Are you looking to grow your money and save on taxes at the same time? ELSS funds might be a good fit for you!
What are ELSS Funds?
ELSS stands for Equity Linked Saving Scheme. In simpler terms, Think of ELSS as a special type of investment that puts your money into stocks (companies) with the goal of making it grow. But unlike regular stock investing, ELSS offers a tax benefit: you can reduce your taxable income by up to ₹1.5 lakh every year! There's a small catch though, you can't take your money out for 3 years (lock-in period).
Features of ELSS Mutual Funds
- Save on Taxes: You can reduce your taxable income by up to ₹1.5 lakh every year by investing in ELSS.
- Invest Small Amounts: Unlike some investments, you can start small with SIPs (Systematic Investment Plans). SIPs allow you to invest a fixed amount regularly, making it suitable even for those with a limited budget.
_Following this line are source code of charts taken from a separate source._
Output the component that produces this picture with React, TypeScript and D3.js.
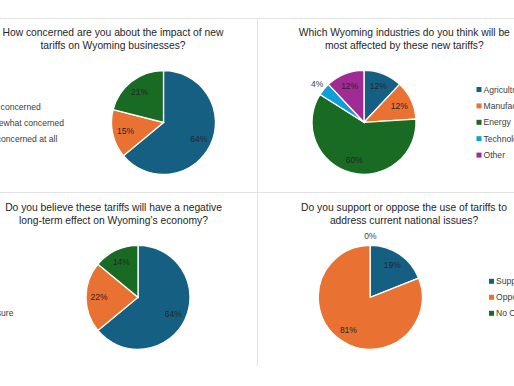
import { useRef, useEffect } from 'react';
import * as d3 from 'd3';

// survey answers
const concernLabels = ['Very concerned', 'Somewhat concerned', 'Not concerned at all'];
const concernValues = [64, 15, 21];

const industryLabels = ['Agriculture', 'Manufacturing', 'Energy', 'Technology', 'Other'];
const industryValues = [12, 12, 60, 4, 12];

const effectLabels = ['Yes', 'No', 'Not sure'];
const effectValues = [64, 22, 14];

const supportLabels = ['Support', 'Oppose', 'No Opinion'];
const supportValues = [19, 81, 0];

const palette = ['#156082', '#E97132', '#196B24', '#0F9ED5', '#A02B93'];

const charts = [
  {
    title: ['How concerned are you about the impact of new', 'tariffs on Wyoming businesses?'],
    labels: concernLabels, values: concernValues,
    cx: 163.5, cy: 122.5, titleX: 113, titleY: 35.5,
    legendX: -19, legendMarker: false, legendGap: 16,
  },
  {
    title: ['Which Wyoming industries do you think will be', 'most affected by these new tariffs?'],
    labels: industryLabels, values: industryValues,
    cx: 364, cy: 122.3, titleX: 404.3, titleY: 35.5,
    legendX: 483.5, legendMarker: true, legendGap: 16.4,
  },
  {
    title: ['Do you believe these tariffs will have a negative', 'long-term effect on Wyoming\u2019s economy?'],
    labels: effectLabels, values: effectValues,
    cx: 138, cy: 297.3, titleX: 113.5, titleY: 210.8,
    legendX: -19, legendMarker: false, legendGap: 16,
  },
  {
    title: ['Do you support or oppose the use of tariffs to', 'address current national issues?'],
    labels: supportLabels, values: supportValues,
    cx: 370.3, cy: 297.3, titleX: 404, titleY: 210.8,
    legendX: 496, legendMarker: true, legendGap: 16,
  },
];

const W = 514;
const H = 386;
const R = 52;
const FONT = '"Liberation Sans", Arial, sans-serif';

export default function App() {
  const svgRef = useRef<SVGSVGElement | null>(null);

  useEffect(() => {
    if (!svgRef.current) return;
    const svg = d3.select(svgRef.current);
    svg.selectAll('*').remove();

    // panel borders
    const grid = svg.append('g').attr('stroke', '#e3e3e3').attr('stroke-width', 1);
    grid.append('line').attr('x1', 0).attr('x2', W).attr('y1', 18.5).attr('y2', 18.5);
    grid.append('line').attr('x1', 0).attr('x2', W).attr('y1', 192.5).attr('y2', 192.5);
    grid.append('line').attr('x1', 257.5).attr('x2', 257.5).attr('y1', 18).attr('y2', 366);

    const pie = d3.pie<number>().sort(null).value(d => d);
    const arc = d3.arc<d3.PieArcDatum<number>>().innerRadius(0).outerRadius(R);

    charts.forEach(c => {
      const g = svg.append('g');

      // title
      c.title.forEach((line, i) => {
        g.append('text')
          .attr('x', c.titleX)
          .attr('y', c.titleY + i * 13.3)
          .attr('text-anchor', 'middle')
          .attr('fill', '#262626')
          .style('font-family', FONT)
          .style('font-size', '10.3px')
          .text(line);
      });

      const slices = pie(c.values);
      const pg = g.append('g').attr('transform', `translate(${c.cx},${c.cy})`);

      pg.selectAll('path')
        .data(slices)
        .enter()
        .append('path')
        .attr('d', arc)
        .attr('fill', (_, i) => palette[i])
        .attr('stroke', '#fff')
        .attr('stroke-width', 1.3);

      // data labels: inside for big slices, outside for tiny ones
      pg.selectAll('text.lbl')
        .data(slices)
        .enter()
        .append('text')
        .attr('class', 'lbl')
        .attr('transform', d => {
          const a = (d.startAngle + d.endAngle) / 2;
          const r = d.data < 5 ? R * 1.17 : R * 0.75;
          return `translate(${Math.sin(a) * r},${-Math.cos(a) * r})`;
        })
        .attr('text-anchor', 'middle')
        .attr('dy', '0.35em')
        .attr('fill', d => (d.data < 5 ? '#404040' : '#262626'))
        .style('font-family', FONT)
        .style('font-size', '8.5px')
        .text(d => `${d.data}%`);

      // legend
      const n = c.labels.length;
      c.labels.forEach((lab, i) => {
        const y = c.cy + (i - (n - 1) / 2) * c.legendGap;
        g.append('rect')
          .attr('x', c.legendX - 7)
          .attr('y', y - 2.5)
          .attr('width', 5)
          .attr('height', 5)
          .attr('fill', palette[i]);
        g.append('text')
          .attr('x', c.legendX)
          .attr('y', y)
          .attr('dy', '0.35em')
          .attr('fill', '#404040')
          .style('font-family', FONT)
          .style('font-size', '8.6px')
          .text(lab);
      });
    });
  }, []);

  return (
    <svg
      ref={svgRef}
      width={W}
      height={H}
      style={{ position: 'absolute', left: 0, top: 0, background: '#fff' }}
    />
  );
}
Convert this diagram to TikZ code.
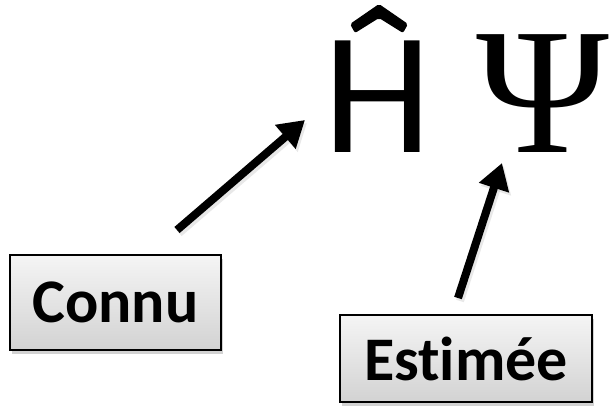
\documentclass[tikz,border=0pt]{standalone}
\usepackage{fontspec}
\setmainfont{Carlito}[Ligatures={NoCommon}]
\newfontfamily\psifont{Liberation Serif}
\usetikzlibrary{arrows.meta,shadows}
\begin{document}
\begin{tikzpicture}[x=1pt,y=1pt,
  labelbox/.style={draw=black, line width=1.5pt, top color=gray!8, bottom color=gray!35,
    minimum width=#1, inner sep=0pt, font=\fontsize{62}{62}\selectfont\bfseries,
    drop shadow={opacity=0.35, shadow xshift=2pt, shadow yshift=-4pt}},
  bigarrow/.style={line width=8pt, -{Triangle[length=26pt,width=30pt]},
    preaction={draw=gray!45, line width=8pt, opacity=0.4, transform canvas={shift={(2pt,-3pt)}}, -{Triangle[length=26pt,width=30pt]}}},
  bigsym/.style={inner sep=0pt, anchor=base}
]
\useasboundingbox (0,0) rectangle (610,413);
\fill[white] (0,0) rectangle (610,413);
\node[bigsym, font=\fontsize{174}{174}\selectfont] (H) at (378,261) {H};
\fill[rounded corners=2pt] (350,389) -- (379,409) -- (408,389) -- (403,380) -- (379,395) -- (355,380) -- cycle;
\node[bigsym, font=\psifont\fontsize{180}{180}\selectfont] (psi) at (543,261) {Ψ};
\node[labelbox=211pt, minimum height=95pt] (connu) at (115.5,110.5) {Connu};
\node[labelbox=252pt, minimum height=87pt] (est) at (466,54.5) {Estimée};
\coordinate (a1) at (177,183);
\coordinate (t1) at (305,293);
\coordinate (a2) at (458,115);
\coordinate (t2) at (502,250);
\draw[bigarrow] (a1) -- (t1);
\draw[bigarrow] (a2) -- (t2);
\end{tikzpicture}
\end{document}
- Flexibility: You can choose how much to invest and how often.
- Lock-in Period: ELSS comes with a lock-in period of 3 years, which encourages a disciplined approach to investing and helps you stay invested for the long term when stock markets tend to perform better.
- Better Returns: ELSS invests in stocks, which have the potential to offer higher returns compared to traditional tax-saving options like PPF or NSC over time.
How Does ELSS Funds Work?
Imagine a pool of money from many investors like yourself. A manager invests this money in various companies. If these companies do well, the value of your investment goes up. You can't take your money out for 3 years, but after that you can redeem your investment (get your money back).
How Should You Invest in an ELSS Fund?
There are two main ways to invest in ELSS funds:
- Lump Sum Investment: Invest a larger amount of money in one go.
- Systematic Investment Plan (SIP): Invest a fixed amount regularly (monthly or quarterly) over a longer period.
For example, consider two investors, A and B, who invested ₹1 lakh each in ELSS Funds. Investor A opted for a lump sum investment, while investor B chose to invest through SIPs over a year. After three years, assuming both funds grew at an average rate of 12% per annum, here's how their investments would look:
Investor A (Lump Sum): Investment grows to approximately ₹1,44,000
Investor B (SIP): Investment grows to approximately ₹1,54,000
In this example, despite investing the same amount, Investor B benefited from rupee-cost averaging through SIPs and achieved higher returns.
Taxation Rules of ELSS Funds:
Tax on Investment:
Up to ₹1.5 lakh you invest in ELSS, can be deducted from your taxable income. This means you pay less tax overall. For example you earn ₹10 lakh and invest ₹1.5 lakh in ELSS. The government lets you deduct that ₹1.5 lakh from your taxable income. So, you only pay tax on ₹8.5 lakh (10 lakh - 1.5 lakh). This saves you money!
Tax on Earnings:
- When you redeem your ELSS investment (take your money out) after 3 years, any profit you make is considered a Long-Term Capital Gain (LTCG).
- The good news: LTCG from ELSS exceeding ₹1 lakh are taxed at a low rate of 10%.
- There's a tax benefit called indexation that usually reduces LTCG, but ELSS doesn't get that. However, the 10% rate is still good! In investing, indexation refers to adjusting something based on inflation.
Dividends and Taxes:
- Don't worry about taxes on any dividends (small pay-outs) you receive from ELSS funds.
- The mutual fund itself pays a tax on dividends before giving them to you, so you're tax-free!
Why Should You Invest in ELSS Tax Saving Mutual Funds?
- Dual Benefits: ELSS Funds offer the twin advantages of tax savings and wealth creation, making them a popular investment choice.
- Beat Inflation: With their exposure to equities, ELSS Funds have the potential to beat inflation and generate real returns over the long term.
- Flexibility: ELSS Funds offer flexibility in terms of investment amount and tenure, allowing investors to tailor their investments according to their financial goals and risk appetite.
Things to Consider Before Investing
- Risk Profile: ELSS involves investing in stocks, which can be risky. There's always a chance you could lose money.
- Investment Horizon: ELSS is a good option for long-term goals (ideally more than 3 years) to ride out market fluctuations and benefit from potential growth.
- Research: Do your research before choosing an ELSS fund. Consider factors like past performance, fund manager's experience, expense ratio, and investment philosophy.
Conclusion
ELSS Funds are a category of mutual funds that primarily invest in equity and equity-related instruments. They offer a winning combination of tax benefits, potential for high returns, and flexibility, making them an attractive investment option for tax-saving and wealth creation. However, remember to align your investment decisions with your financial goals and risk tolerance for best results.